Human uses include grazing during summers, and there are four hotels with campgrounds for trekking groups and pilgrims. Threats to the site include pollution from the huge gathering during the festivals. There is a religious ban on the killing of animals within much of the site.

Phoksundo Lake – 3,611 meters

Phoksundo Lake. 23/09/07; Karnali; 494 ha; 29°12’N 082°57’E. Within Shey-Phoksundo National Park. A glacial lake near Ringmo in the Dolpo region, the deepest lake in the country, that is the centre of endemism in the eastern Himalayan region and a vital source of freshwater for downstream, with the highest waterfall 167 meters in Nepal a short walk from the lake.

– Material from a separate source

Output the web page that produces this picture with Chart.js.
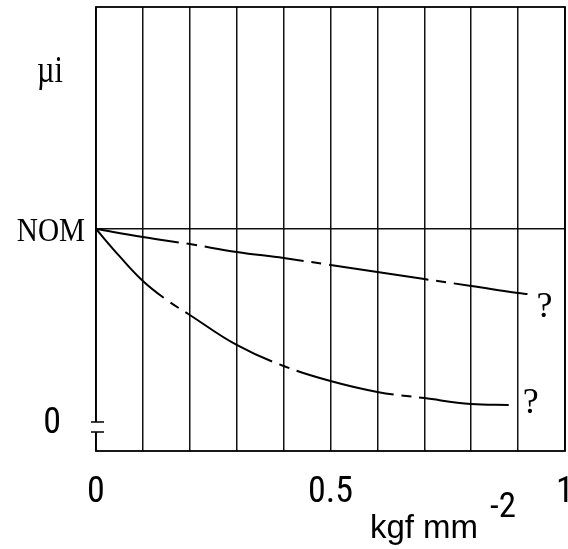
<!DOCTYPE html>
<html>
<head>
<meta charset="utf-8">
<script src="https://cdn.jsdelivr.net/npm/chart.js@4.4.1/dist/chart.umd.min.js"></script>
<style>
  html, body { margin: 0; padding: 0; background: #fff; }
  #wrap { width: 568px; height: 549px; }
</style>
</head>
<body>
<div id="wrap"><canvas id="chart" width="568" height="549"></canvas></div>
<script>
// stress axis (kgf mm^-2)
const xGridStep = 0.1
const xTickValues = [0, 0.5, 1]
const xTickLabels = ['0', '0.5', '1']

// µi axis, NOM = 1
const yGridValues = [1]
const yTickValues = [0, 1]
const yTickLabels = ['0', 'NOM']

// upper curve
const upperX = [0, 0.1, 0.2, 0.3, 0.4, 0.5, 0.6, 0.7, 0.8, 0.9, 0.92]
const upperY = [1.0, 0.958, 0.921, 0.880, 0.848, 0.812, 0.775, 0.738, 0.702, 0.665, 0.660]

// lower curve
const lowerX = [0, 0.05, 0.1, 0.15, 0.2, 0.3, 0.4, 0.5, 0.6, 0.7, 0.8, 0.88]
const lowerY = [1.0, 0.858, 0.728, 0.630, 0.550, 0.393, 0.283, 0.204, 0.147, 0.115, 0.084, 0.079]

const serif = '"Liberation Serif", "Times New Roman", serif'
const sans = '"Liberation Sans", Arial, sans-serif'
const narrow = '"Roboto Condensed", "Liberation Sans", Arial, sans-serif'

function pts(xs, ys) {
  return xs.map((v, i) => ({x: v, y: ys[i]}))
}

// draws text squeezed horizontally
function squeezed(ctx, text, x, y, sx) {
  ctx.save()
  ctx.translate(x, y)
  ctx.scale(sx, 1)
  ctx.fillText(text, 0, 0)
  ctx.restore()
}

// labels, axis break, frame
const decor = {
  id: 'decor',
  afterDraw(chart) {
    const {ctx, chartArea: a, scales: {x, y}} = chart
    ctx.save()
    ctx.strokeStyle = '#000'
    ctx.lineWidth = 1.8
    ctx.strokeRect(a.left, a.top, a.right - a.left, a.bottom - a.top)

    // break on the y axis just under 0
    const b1 = y.getPixelForValue(-0.01), b2 = y.getPixelForValue(-0.063)
    ctx.fillStyle = '#fff'
    ctx.fillRect(a.left - 2, b1, 4, b2 - b1)
    ctx.lineWidth = 1.5
    ctx.beginPath()
    ctx.moveTo(a.left - 5, b1); ctx.lineTo(a.left + 8, b1)
    ctx.moveTo(a.left - 5, b2); ctx.lineTo(a.left + 8, b2)
    ctx.stroke()

    ctx.fillStyle = '#000'
    ctx.textBaseline = 'alphabetic'

    // y labels
    ctx.textAlign = 'right'
    ctx.font = '34px ' + serif
    squeezed(ctx, yTickLabels[1], a.left - 11, y.getPixelForValue(yTickValues[1]) + 12, 0.86)
    ctx.font = '36px ' + narrow
    ctx.fillText(yTickLabels[0], a.left - 35, y.getPixelForValue(yTickValues[0]) + 13)
    ctx.font = '37px ' + serif
    squeezed(ctx, 'µi', a.left - 33, y.getPixelForValue(1.77), 0.82)

    // unit
    ctx.textAlign = 'left'
    ctx.font = '33px ' + sans
    ctx.fillText('kgf mm', x.getPixelForValue(0.584), a.bottom + 87)
    ctx.font = '35px ' + narrow
    ctx.fillText('-2', x.getPixelForValue(0.84), a.bottom + 66)

    // question marks at curve ends
    ctx.font = '36px ' + serif
    ctx.fillText('?', x.getPixelForValue(upperX[upperX.length - 1]) + 9, y.getPixelForValue(upperY[upperY.length - 1]) + 23)
    ctx.fillText('?', x.getPixelForValue(lowerX[lowerX.length - 1]) + 14, y.getPixelForValue(lowerY[lowerY.length - 1]) + 8)
    ctx.restore()
  }
}

const lineStyle = {
  borderColor: '#000',
  borderWidth: 2,
  pointRadius: 0,
  fill: false,
  tension: 0.4,
  borderDash: [100, 8, 10, 8]
}

let chart = new Chart(document.getElementById('chart'), {
  type: 'line',
  data: {
    datasets: [
      {...lineStyle, label: 'upper', data: pts(upperX, upperY), borderDashOffset: 16},
      {...lineStyle, label: 'lower', data: pts(lowerX, lowerY), borderDashOffset: 3}
    ]
  },
  options: {
    responsive: false,
    animation: false,
    layout: {padding: {top: 7, right: 3, left: 0, bottom: 0}},
    plugins: {legend: {display: false}, tooltip: {enabled: false}},
    scales: {
      x: {
        type: 'linear', min: 0, max: 1,
        border: {display: false},
        grid: {color: '#111', lineWidth: 1.5, drawTicks: false},
        ticks: {
          stepSize: xGridStep, autoSkip: false, maxRotation: 0, padding: 20,
          color: '#000', font: {family: narrow, size: 36},
          callback: v => {
            const i = xTickValues.findIndex(t => Math.abs(t - v) < 1e-6)
            return i < 0 ? '' : xTickLabels[i]
          }
        },
        afterFit: s => { s.height = 98; s.paddingLeft = 0; s.paddingRight = 0 }
      },
      y: {
        type: 'linear', min: -0.162, max: 2.162,
        border: {display: false},
        grid: {color: '#111', lineWidth: 1.5, drawTicks: false},
        ticks: {display: false},
        afterBuildTicks: s => { s.ticks = yGridValues.map(v => ({value: v})) },
        afterFit: s => { s.width = 96 }
      }
    }
  },
  plugins: [decor]
})
</script>
</body>
</html>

The lake, alpine meadows, and bogs provide habitat for a number of rare and vulnerable plants and animals, including the snow leopard, musk deer, and grey or Tibetan wolf.

The site has great cultural and religious importance, with traditional Tibetan culture of the upper Dolpo and both Buddhism and the ancient Tibetan Bon-Po religion of the lower Dolpo both observed in Ringmo village. There is some grazing and cultivation, but tourism, dependent upon the wetland, is the base of the economy.

Overgrazing and pollution from the 42 households of Ringmo village are seen as potential threats to the site.

Rara Lake – 2,900 meters

Rara Lake. 23/09/07; Karnali; 1,583 ha; 29°30’N 082°05’E. National Park. The largest lake in Nepal, lying at about 2,900m altitude and providing water to the important Kamali River.

The area has developed unique floral and faunal assemblages with a number of rare and vulnerable animal and plant species, and the wet alpine pasture, moraines, and damp stream banks along the lake area are the natural habitats for endemic species of plants.

The endemic frog Rara paha is found at only one other location in the Central region, and three endemic species of snow trout are found only here.

Two temples in the area are the venue for a number of religious festivals. Principal threats come from pollution caused by army personnel and tourists and unregulated fuelwood collection, especially during festivals.